"Monroe è la dea dell'amore americana del XX secolo", dice il regista. Che dirige Ana de Armas in concorso al Lido e dal 28 settembre su Netflix
(Adnkronos/Cinematografo.it) - “Stavamo inseguendo il suo fantasma... La sua polvere è ovunque a Los Angeles. Abbiamo girato nella sua casa, abbiamo percepito il lutto, e quando mi sono coricato sul suo letto ho inteso una disperazione assoluta". Parola del regista Andrew Dominik, che porta in Concorso a Venezia 79 e dal 28 settembre su Netflix Blonde, l’atteso biopic di Marilyn Monroe. A incarnarla la cubana Ana de Armas, protagonista di una metamorfosi, evidentemente, non solo fisica: “Credo davvero che Marilyn ci fosse molto vicina, era con noi... Era tutto ciò a cui pensavo, era tutto ciò che sognavo, era tutto ciò di cui potevo parlare. Era con me ed è stato bellissimo. Penso che fosse felice”.

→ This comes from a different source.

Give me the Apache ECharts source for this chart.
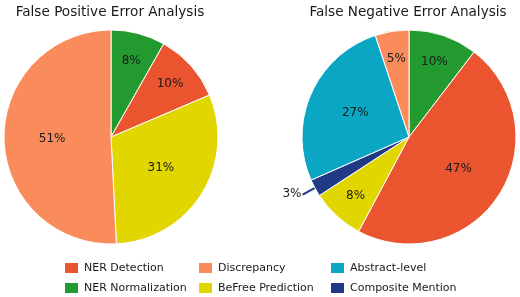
<!DOCTYPE html>
<html>
<head>
<meta charset="utf-8">
<script src="https://cdn.jsdelivr.net/npm/echarts@6/dist/echarts.min.js"></script>
<style>
  html, body { margin: 0; padding: 0; background: #fff; }
  #chart { width: 520px; height: 297px; }
</style>
</head>
<body>
<div id="chart"></div>
<script>
// slices listed clockwise from 12 o'clock
const fpNames = ['NER Normalization', 'NER Detection', 'BeFree Prediction', 'Discrepancy']
const fpValues = [8.2, 10.4, 30.6, 50.8]

const fnNames = ['NER Normalization', 'NER Detection', 'BeFree Prediction', 'Composite Mention', 'Abstract-level', 'Discrepancy']
const fnValues = [10.4, 47.4, 8.0, 2.6, 26.5, 5.1]

const colors = {
  'NER Detection': '#ea5530',
  'Discrepancy': '#fa8b5a',
  'Abstract-level': '#0ba6c3',
  'NER Normalization': '#229a2f',
  'BeFree Prediction': '#e2d600',
  'Composite Mention': '#203a85'
}

const legendCols = [
  ['NER Detection', 'NER Normalization'],
  ['Discrepancy', 'BeFree Prediction'],
  ['Abstract-level', 'Composite Mention']
]

const font = 'DejaVu Sans'
const R = 107
const centers = [[111, 137], [409, 137]]
const allValues = [fpValues, fnValues]

function toData(names, values) {
  return names.map((n, i) => {
    const item = { name: n, value: values[i], itemStyle: { color: colors[n] } }
    if (n === 'Composite Mention') {
      // tiny slice: label sits outside with a short leader line
      item.label = { position: 'outside', distanceToLabelLine: 1 }
      item.labelLine = { show: true, length: 13, length2: 1, lineStyle: { color: colors[n], width: 2 } }
    }
    return item
  })
}

function pieSeries(names, values, c) {
  return {
    type: 'pie',
    radius: R,
    center: c,
    startAngle: 90,
    clockwise: true,
    avoidLabelOverlap: false,
    animation: false,
    itemStyle: { borderColor: '#fff', borderWidth: 1 },
    label: {
      show: true,
      position: 'inner',
      color: '#1a1a1a',
      fontFamily: font,
      fontSize: 12,
      formatter: p => Math.round(p.value) + '%'
    },
    labelLine: { show: false },
    emphasis: { disabled: true },
    data: toData(names, values)
  }
}

// push labels of thin slices further out, like the original
function labelLayout(params) {
  const vals = allValues[params.seriesIndex]
  const i = params.dataIndex
  const total = vals.reduce((a, b) => a + b, 0)
  const pct = vals[i] / total
  if (pct < 0.04) return {}
  const before = vals.slice(0, i).reduce((a, b) => a + b, 0) / total
  const mid = (before + pct / 2) * Math.PI * 2
  const d = pct < 0.15 ? 0.74 * R : 0.55 * R
  const c = centers[params.seriesIndex]
  return {
    x: c[0] + d * Math.sin(mid),
    y: c[1] - d * Math.cos(mid),
    align: 'center',
    verticalAlign: 'middle'
  }
}

const legendLeft = [63, 197, 329]
const legends = []
legendCols.forEach((col, ci) => {
  col.forEach((name, ri) => {
    legends.push({
      left: legendLeft[ci],
      top: 261 + ri * 20,
      itemWidth: 15,
      itemHeight: 12,
      icon: 'rect',
      selectedMode: false,
      padding: 0,
      textStyle: { fontFamily: font, fontSize: 11, color: '#1a1a1a' },
      data: [name]
    })
  })
})

const chart = echarts.init(document.getElementById('chart'))
const series = [
  pieSeries(fpNames, fpValues, centers[0]),
  pieSeries(fnNames, fnValues, centers[1])
]
series.forEach(s => { s.labelLayout = labelLayout })

chart.setOption({
  backgroundColor: '#fff',
  title: [
    {
      text: 'False Positive Error Analysis',
      left: 105, top: 0, textAlign: 'center',
      textStyle: { fontFamily: font, fontSize: 13.6, fontWeight: 'normal', color: '#1a1a1a' }
    },
    {
      text: 'False Negative Error Analysis',
      left: 403, top: 0, textAlign: 'center',
      textStyle: { fontFamily: font, fontSize: 13.6, fontWeight: 'normal', color: '#1a1a1a' }
    }
  ],
  legend: legends,
  series: series
})
</script>
</body>
</html>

Basato sull'omonimo romanzo (2000) di Joyce Carol Oates, che Dominik non ha però mai incontrato, Blonde ha avuto una lunghissima gestazione e poi un iter complicato, con le riprese iniziate il 4 agosto del 2019. Dominik definisce libro e film “una fantasia di salvataggio”, sottolinea come “le donne provino sorellanza per la Monroe”, a suo avviso “la dea dell’amore americana del XX secolo”. Sullo schermo, reimmaginata, la vita di Marilyn/Norma Jeane, focalizzando la divaricazione tra pubblico e privato dell’icona hollywoodiana, indagata tra film, quali A qualcuno piace caldo, familiari, ovvero la madre problematica (Julianne Nicholson) e il padre assente, e relazioni di coppia, con Joe DiMaggio (Bobby Cannavale), Arthur Miller (Adrien Brody) e John Kennedy, cui la diva pratica sesso orale mentre il presidente statunitense è al telefono: “Dovevo comprendere, empatizzare e connettermi – osserva De Armas - con il suo dolore e il suo trauma... Sapevo che dovevo aprirmi e andare in posti che sapevo sarebbero stati scomodi, oscuri e vulnerabili. È lì che ho trovato il legame con Marilyn”.
“Il MeToo l’avrebbe aiutata, ma non c’era”, aggiunge Dominik, che traccia l’identikit dell’icona: “Bella, famosa, con un lavoro ottimo e i partner più cool: tutto quello che si vorrebbe essere, ma anche vulnerabile” e si pronuncia sulla sua fine: “Un incidente, un’overdose, che è una forma di suicidio, io non credo all’omicidio. Essere un oggetto del desiderio può rivelarsi pericoloso, tanti ne sono stati distrutti. Perché la tua fama sta nella fantasia, nell’inconscio delle persone”.
Marilyn, prosegue il regista è “la donna che mi porto dentro” e Blonde, che negli Usa uscirà anche in sala avietato ai minori di diciassette anni, “una fiction dal suo punto di vista: non si cura degli altri personaggi, la relazione è tra Marilyn e lo spettatore”.
Venendo alla fattura del film, che alterna colore e bianco e nero, precisa: “Si parte dalla ricreazione esatta di immagini e film con lei che esistono, dunque bianco e nero colore dipende dall’abbrivio”. Poi, loda Brad Pitt, qui solo produttore ma in passato anche interprete per Dominik, per esempio ne L'assassinio di Jesse James per mano del codardo Robert Ford, presentato a Venezia nel 2007 e valso a Pitt la Coppa Volpi: “E’ il migliore amico che un regista possa avere, la ragione ultima per cui Blonde esiste. Brad ha messo più qui che nei miei film in cui recita”.
Scelta da Dominik in sostituzione di Naomi Watts dopo averla vista in Knock Knock (2015) di Eli Roth: “Al provino è stato un po' come un amore a prima vista: il film ha preso vita quando l'abbiamo trovata. Ci assomiglia molto: naso, occhi, sorriso", De Armas conclude: “Non ho fatto Blonde perché altre persone cambiassero le loro opinioni su di me. Qualunque cosa accada, è l'esperienza che porto con me. Questo film ha cambiato la mia vita, ora sarà quello che sarà".